Why it matters for the platform pitch
Most "multi-chain community" pitches are about chat. The Pixel GMers case is something different: a real, tradeable NFT collection of 88,000 mintable items live across 22 chains today, with 400,000 across 100+ chains as the target. Every cross-chain capability the platform offers — identity, staking, games, raffles, rewards — has been exercised end-to-end by this collection. The infra isn't theoretical; it's load-bearing.
The case is also whitelabel-without-the-whitelabel: even at the ~$2 onboarding tier, the platform already eliminates the single biggest operational headache of running a multi-chain NFT community. A paid whitelabel upgrade adds custom branding and routes 20–50% of platform revenue to the partner's treasury — the hard infra work is already done.
Rejected Idol: how a full utility stack changes the post-mint curve
The setup
Rejected Idol is The Clubhouse's flagship NFT collection — five sub-collections of generative idols, live on Solana with Base and Ethereum companion drops. The collection was the testbed for what a "real" community OS could do for retention.
What The Clubhouse did
Rejected Idol holders get the full stack out of the box:
- NFT staking on every chain Rejected Idol lives on (Solana primary)
- Game integration — Idol holders earn boosted entry odds in Rejected Rumbles and bonus multipliers in the Arcade
- Raffles & giveaways — holder-only prize sessions run on-chain
- Badge progression — holding, staking, playing, and minting all advance badges
- GM Life integration — Idol holders' GMers earn passive XP from Idol-related actions, training, and equipment
- Chat & tipping for direct holder-to-holder interaction across the platform
Results (May 2026)
- Live on Solana + Base + Ethereum simultaneously
- 57,741 total NFTs staked across the Clubhouse, 2,454 unique stakers — Idol holders are heavily represented
- 148 Rejected Rumbles games played, 67 unique players — driven significantly by the gamified hold-and-play loop
- 13,977 active reward multipliers in circulation — the engine that keeps holders engaged daily, not just at mint
Why it matters for the platform pitch
Rejected Idol is the proof case for "post-mint retention." Most NFT collections have a sharp drop-off the day after mint. With a real utility loop layered on top — staking, games, raffles, badges, daily XP — that drop-off softens dramatically. The same playbook is available, for ~$2, to any project that onboards.
What both case studies have in common
- The work is already done. A new project doesn't have to build staking, games, badges, chat, or cross-chain plumbing — they inherit it on day one.
- The platform earns on every action. Mint, stake, claim, play, raffle, tip — every interaction routes a fee to the project and to the platform. This is what makes the low-cost onboarding tier sustainable.
- The whitelabel upgrade compounds, not replaces.
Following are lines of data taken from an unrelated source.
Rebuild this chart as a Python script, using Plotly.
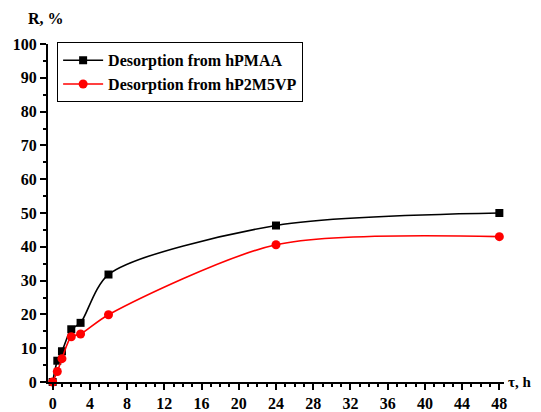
import plotly.graph_objects as go

# Desorption time, h
time_h = [0, 0.5, 1, 2, 3, 6, 24, 48]
# Desorbed fraction R, %
r_hpmaa = [0, 6.3, 9.1, 15.6, 17.5, 31.8, 46.3, 50.0]
r_hp2m5vp = [0, 3.1, 6.9, 13.4, 14.2, 19.9, 40.6, 43.0]

x_ticks = list(range(0, 49, 4))
y_ticks = list(range(0, 101, 10))

font_main = "Liberation Serif"

fig = go.Figure()
fig.add_trace(go.Scatter(
    x=time_h, y=r_hpmaa, name="<b>Desorption from hPMAA</b>",
    mode="lines+markers",
    line=dict(color="black", width=1.6, shape="spline", smoothing=0.8),
    marker=dict(symbol="square", size=8, color="black"),
    cliponaxis=False,
))
fig.add_trace(go.Scatter(
    x=time_h, y=r_hp2m5vp, name="<b>Desorption from hP2M5VP</b>",
    mode="lines+markers",
    line=dict(color="red", width=1.6, shape="spline", smoothing=0.8),
    marker=dict(symbol="circle", size=9, color="red"),
    cliponaxis=False,
))

axis_common = dict(
    showline=True, linecolor="black", linewidth=2,
    ticks="outside", ticklen=6, tickwidth=2, tickcolor="black",
    showgrid=False, zeroline=False, automargin=False,
    tickfont=dict(family=font_main, size=16, color="black", weight="bold"),
)

fig.update_xaxes(
    range=[-0.5, 48.5], tickvals=x_ticks,
    minor=dict(ticks="outside", ticklen=3, tickwidth=1.5, tickcolor="black",
               dtick=1, tick0=0, showgrid=False),
    **axis_common,
)
fig.update_yaxes(
    range=[0, 100], tickvals=y_ticks,
    minor=dict(ticks="outside", ticklen=3, tickwidth=1.5, tickcolor="black",
               dtick=5, tick0=0, showgrid=False),
    **axis_common,
)

fig.update_layout(
    width=541, height=412,
    margin=dict(l=48, r=37, t=44, b=30),
    paper_bgcolor="white", plot_bgcolor="white",
    font=dict(family=font_main, color="black"),
    legend=dict(
        x=0.02, y=1.005, xanchor="left", yanchor="top",
        bgcolor="white", bordercolor="black", borderwidth=1,
        font=dict(family=font_main, size=16, color="black"),
        tracegroupgap=0, itemwidth=40,
    ),
    annotations=[
        dict(text="<b>R, %</b>", xref="paper", yref="paper", x=-0.004, y=1.074,
             xanchor="center", yanchor="middle", showarrow=False,
             font=dict(family=font_main, size=16, color="black")),
        dict(text="<b>τ, h</b>", xref="paper", yref="paper", x=1.005, y=0,
             xanchor="left", yanchor="middle", showarrow=False,
             font=dict(family=font_main, size=15, color="black")),
    ],
)

fig.write_html("out.html")
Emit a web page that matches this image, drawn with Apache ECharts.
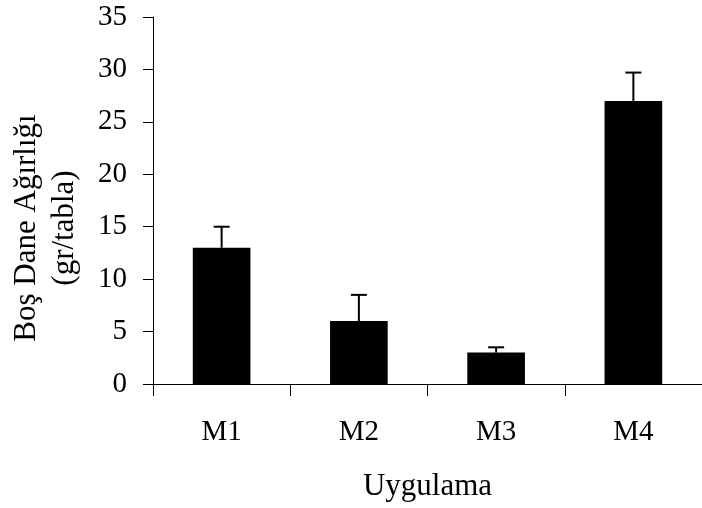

A whitelabel buyer keeps everything in these case studies plus self-branding plus revenue routing under their own treasury.
How to use these in conversation
- With investors: lead with Rejected Idol (utility stack, retention story, full revenue loop).
- With chain foundations: lead with Pixel GMers (cross-chain story, "this is the platform that already speaks every L2's language").
- With project founders: lead with either, but emphasize "10-minute onboard, day-one parity with this".